[SUPPLIED DATA]:
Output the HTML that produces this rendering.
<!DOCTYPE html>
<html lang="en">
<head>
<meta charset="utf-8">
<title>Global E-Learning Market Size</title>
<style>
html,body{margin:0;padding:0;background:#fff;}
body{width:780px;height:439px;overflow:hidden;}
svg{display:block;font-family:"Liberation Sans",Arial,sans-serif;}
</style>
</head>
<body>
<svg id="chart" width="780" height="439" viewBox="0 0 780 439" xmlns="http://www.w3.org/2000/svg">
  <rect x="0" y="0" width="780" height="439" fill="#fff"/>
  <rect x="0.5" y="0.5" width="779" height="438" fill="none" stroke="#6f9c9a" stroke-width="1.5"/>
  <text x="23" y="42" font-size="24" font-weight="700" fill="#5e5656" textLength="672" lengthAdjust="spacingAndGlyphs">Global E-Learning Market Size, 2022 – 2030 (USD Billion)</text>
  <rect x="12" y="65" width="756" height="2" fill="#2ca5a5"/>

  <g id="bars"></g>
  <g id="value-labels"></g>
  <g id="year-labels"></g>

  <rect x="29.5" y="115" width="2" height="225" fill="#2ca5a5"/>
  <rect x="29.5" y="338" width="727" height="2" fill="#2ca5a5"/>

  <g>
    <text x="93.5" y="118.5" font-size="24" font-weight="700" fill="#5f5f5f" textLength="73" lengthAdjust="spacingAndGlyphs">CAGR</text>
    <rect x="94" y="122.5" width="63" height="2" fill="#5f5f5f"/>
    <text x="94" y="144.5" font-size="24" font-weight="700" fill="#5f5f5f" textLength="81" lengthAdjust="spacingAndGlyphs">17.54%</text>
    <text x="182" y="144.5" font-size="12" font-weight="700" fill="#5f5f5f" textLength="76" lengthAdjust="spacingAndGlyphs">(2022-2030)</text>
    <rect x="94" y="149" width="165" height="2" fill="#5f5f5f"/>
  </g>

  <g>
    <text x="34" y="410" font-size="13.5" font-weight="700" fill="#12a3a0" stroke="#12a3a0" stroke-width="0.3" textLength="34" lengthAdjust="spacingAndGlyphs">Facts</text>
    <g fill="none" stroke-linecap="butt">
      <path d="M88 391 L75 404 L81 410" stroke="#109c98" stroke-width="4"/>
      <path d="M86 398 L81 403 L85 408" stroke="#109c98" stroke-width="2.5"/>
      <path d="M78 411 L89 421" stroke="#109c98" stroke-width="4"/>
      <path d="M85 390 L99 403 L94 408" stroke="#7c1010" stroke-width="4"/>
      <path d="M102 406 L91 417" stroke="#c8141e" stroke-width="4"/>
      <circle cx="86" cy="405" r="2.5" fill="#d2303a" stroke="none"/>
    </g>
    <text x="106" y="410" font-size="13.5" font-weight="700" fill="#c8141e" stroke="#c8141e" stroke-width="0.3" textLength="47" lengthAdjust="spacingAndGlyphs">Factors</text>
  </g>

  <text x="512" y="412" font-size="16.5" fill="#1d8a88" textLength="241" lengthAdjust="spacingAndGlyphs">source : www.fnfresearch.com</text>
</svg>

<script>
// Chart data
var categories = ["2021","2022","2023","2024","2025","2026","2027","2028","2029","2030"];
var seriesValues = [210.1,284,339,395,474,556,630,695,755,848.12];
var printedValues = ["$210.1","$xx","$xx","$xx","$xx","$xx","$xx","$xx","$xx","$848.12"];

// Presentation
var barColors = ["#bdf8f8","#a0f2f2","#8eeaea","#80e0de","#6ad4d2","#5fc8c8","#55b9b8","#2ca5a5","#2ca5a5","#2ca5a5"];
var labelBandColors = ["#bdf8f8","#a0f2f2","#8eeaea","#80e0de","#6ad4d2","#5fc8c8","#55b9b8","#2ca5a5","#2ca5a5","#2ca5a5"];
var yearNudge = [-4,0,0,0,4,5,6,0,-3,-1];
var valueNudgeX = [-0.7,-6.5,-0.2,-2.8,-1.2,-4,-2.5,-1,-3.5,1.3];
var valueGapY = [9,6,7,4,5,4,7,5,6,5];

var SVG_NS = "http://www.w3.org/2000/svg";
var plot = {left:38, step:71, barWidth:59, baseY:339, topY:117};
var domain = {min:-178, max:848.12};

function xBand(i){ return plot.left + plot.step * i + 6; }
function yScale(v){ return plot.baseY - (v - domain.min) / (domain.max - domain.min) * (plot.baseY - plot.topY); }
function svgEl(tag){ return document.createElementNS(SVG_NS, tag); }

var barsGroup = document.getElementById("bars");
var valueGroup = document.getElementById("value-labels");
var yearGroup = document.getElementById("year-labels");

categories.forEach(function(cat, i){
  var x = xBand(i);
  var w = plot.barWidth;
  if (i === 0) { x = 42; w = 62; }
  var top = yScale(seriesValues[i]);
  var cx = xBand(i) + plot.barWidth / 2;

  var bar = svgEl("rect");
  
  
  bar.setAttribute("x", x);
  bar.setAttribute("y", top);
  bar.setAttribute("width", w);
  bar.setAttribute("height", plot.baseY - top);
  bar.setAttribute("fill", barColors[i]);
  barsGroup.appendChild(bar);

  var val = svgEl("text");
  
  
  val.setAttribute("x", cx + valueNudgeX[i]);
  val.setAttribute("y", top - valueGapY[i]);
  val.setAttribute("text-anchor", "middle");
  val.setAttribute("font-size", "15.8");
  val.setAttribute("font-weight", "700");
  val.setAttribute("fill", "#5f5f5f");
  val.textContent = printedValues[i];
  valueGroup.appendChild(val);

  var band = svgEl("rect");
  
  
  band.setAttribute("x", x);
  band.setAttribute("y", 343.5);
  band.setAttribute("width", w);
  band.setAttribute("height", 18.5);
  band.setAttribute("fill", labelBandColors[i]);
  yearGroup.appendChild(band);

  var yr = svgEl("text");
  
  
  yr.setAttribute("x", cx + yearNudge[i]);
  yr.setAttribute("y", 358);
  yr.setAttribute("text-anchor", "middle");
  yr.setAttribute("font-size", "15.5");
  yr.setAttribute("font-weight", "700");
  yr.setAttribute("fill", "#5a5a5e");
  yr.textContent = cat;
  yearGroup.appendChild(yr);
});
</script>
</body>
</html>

[TASK DESCRIPTION]: Copy each line of the data exactly, leaving nothing out.

[COMPLETE ANSWER]:
Output the HTML that produces this rendering.
<!DOCTYPE html>
<html lang="en">
<head>
<meta charset="utf-8">
<title>Global E-Learning Market Size</title>
<style>
html,body{margin:0;padding:0;background:#fff;}
body{width:780px;height:439px;overflow:hidden;}
svg{display:block;font-family:"Liberation Sans",Arial,sans-serif;}
</style>
</head>
<body>
<svg id="chart" width="780" height="439" viewBox="0 0 780 439" xmlns="http://www.w3.org/2000/svg">
  <rect x="0" y="0" width="780" height="439" fill="#fff"/>
  <rect x="0.5" y="0.5" width="779" height="438" fill="none" stroke="#6f9c9a" stroke-width="1.5"/>
  <text x="23" y="42" font-size="24" font-weight="700" fill="#5e5656" textLength="672" lengthAdjust="spacingAndGlyphs">Global E-Learning Market Size, 2022 – 2030 (USD Billion)</text>
  <rect x="12" y="65" width="756" height="2" fill="#2ca5a5"/>

  <g id="bars"></g>
  <g id="value-labels"></g>
  <g id="year-labels"></g>

  <rect x="29.5" y="115" width="2" height="225" fill="#2ca5a5"/>
  <rect x="29.5" y="338" width="727" height="2" fill="#2ca5a5"/>

  <g>
    <text x="93.5" y="118.5" font-size="24" font-weight="700" fill="#5f5f5f" textLength="73" lengthAdjust="spacingAndGlyphs">CAGR</text>
    <rect x="94" y="122.5" width="63" height="2" fill="#5f5f5f"/>
    <text x="94" y="144.5" font-size="24" font-weight="700" fill="#5f5f5f" textLength="81" lengthAdjust="spacingAndGlyphs">17.54%</text>
    <text x="182" y="144.5" font-size="12" font-weight="700" fill="#5f5f5f" textLength="76" lengthAdjust="spacingAndGlyphs">(2022-2030)</text>
    <rect x="94" y="149" width="165" height="2" fill="#5f5f5f"/>
  </g>

  <g>
    <text x="34" y="410" font-size="13.5" font-weight="700" fill="#12a3a0" stroke="#12a3a0" stroke-width="0.3" textLength="34" lengthAdjust="spacingAndGlyphs">Facts</text>
    <g fill="none" stroke-linecap="butt">
      <path d="M88 391 L75 404 L81 410" stroke="#109c98" stroke-width="4"/>
      <path d="M86 398 L81 403 L85 408" stroke="#109c98" stroke-width="2.5"/>
      <path d="M78 411 L89 421" stroke="#109c98" stroke-width="4"/>
      <path d="M85 390 L99 403 L94 408" stroke="#7c1010" stroke-width="4"/>
      <path d="M102 406 L91 417" stroke="#c8141e" stroke-width="4"/>
      <circle cx="86" cy="405" r="2.5" fill="#d2303a" stroke="none"/>
    </g>
    <text x="106" y="410" font-size="13.5" font-weight="700" fill="#c8141e" stroke="#c8141e" stroke-width="0.3" textLength="47" lengthAdjust="spacingAndGlyphs">Factors</text>
  </g>

  <text x="512" y="412" font-size="16.5" fill="#1d8a88" textLength="241" lengthAdjust="spacingAndGlyphs">source : www.fnfresearch.com</text>
</svg>

<script>
// Chart data
var categories = ["2021","2022","2023","2024","2025","2026","2027","2028","2029","2030"];
var seriesValues = [210.1,284,339,395,474,556,630,695,755,848.12];
var printedValues = ["$210.1","$xx","$xx","$xx","$xx","$xx","$xx","$xx","$xx","$848.12"];

// Presentation
var barColors = ["#bdf8f8","#a0f2f2","#8eeaea","#80e0de","#6ad4d2","#5fc8c8","#55b9b8","#2ca5a5","#2ca5a5","#2ca5a5"];
var labelBandColors = ["#bdf8f8","#a0f2f2","#8eeaea","#80e0de","#6ad4d2","#5fc8c8","#55b9b8","#2ca5a5","#2ca5a5","#2ca5a5"];
var yearNudge = [-4,0,0,0,4,5,6,0,-3,-1];
var valueNudgeX = [-0.7,-6.5,-0.2,-2.8,-1.2,-4,-2.5,-1,-3.5,1.3];
var valueGapY = [9,6,7,4,5,4,7,5,6,5];

var SVG_NS = "http://www.w3.org/2000/svg";
var plot = {left:38, step:71, barWidth:59, baseY:339, topY:117};
var domain = {min:-178, max:848.12};

function xBand(i){ return plot.left + plot.step * i + 6; }
function yScale(v){ return plot.baseY - (v - domain.min) / (domain.max - domain.min) * (plot.baseY - plot.topY); }
function svgEl(tag){ return document.createElementNS(SVG_NS, tag); }

var barsGroup = document.getElementById("bars");
var valueGroup = document.getElementById("value-labels");
var yearGroup = document.getElementById("year-labels");

categories.forEach(function(cat, i){
  var x = xBand(i);
  var w = plot.barWidth;
  if (i === 0) { x = 42; w = 62; }
  var top = yScale(seriesValues[i]);
  var cx = xBand(i) + plot.barWidth / 2;

  var bar = svgEl("rect");
  
  
  bar.setAttribute("x", x);
  bar.setAttribute("y", top);
  bar.setAttribute("width", w);
  bar.setAttribute("height", plot.baseY - top);
  bar.setAttribute("fill", barColors[i]);
  barsGroup.appendChild(bar);

  var val = svgEl("text");
  
  
  val.setAttribute("x", cx + valueNudgeX[i]);
  val.setAttribute("y", top - valueGapY[i]);
  val.setAttribute("text-anchor", "middle");
  val.setAttribute("font-size", "15.8");
  val.setAttribute("font-weight", "700");
  val.setAttribute("fill", "#5f5f5f");
  val.textContent = printedValues[i];
  valueGroup.appendChild(val);

  var band = svgEl("rect");
  
  
  band.setAttribute("x", x);
  band.setAttribute("y", 343.5);
  band.setAttribute("width", w);
  band.setAttribute("height", 18.5);
  band.setAttribute("fill", labelBandColors[i]);
  yearGroup.appendChild(band);

  var yr = svgEl("text");
  
  
  yr.setAttribute("x", cx + yearNudge[i]);
  yr.setAttribute("y", 358);
  yr.setAttribute("text-anchor", "middle");
  yr.setAttribute("font-size", "15.5");
  yr.setAttribute("font-weight", "700");
  yr.setAttribute("fill", "#5a5a5e");
  yr.textContent = cat;
  yearGroup.appendChild(yr);
});
</script>
</body>
</html>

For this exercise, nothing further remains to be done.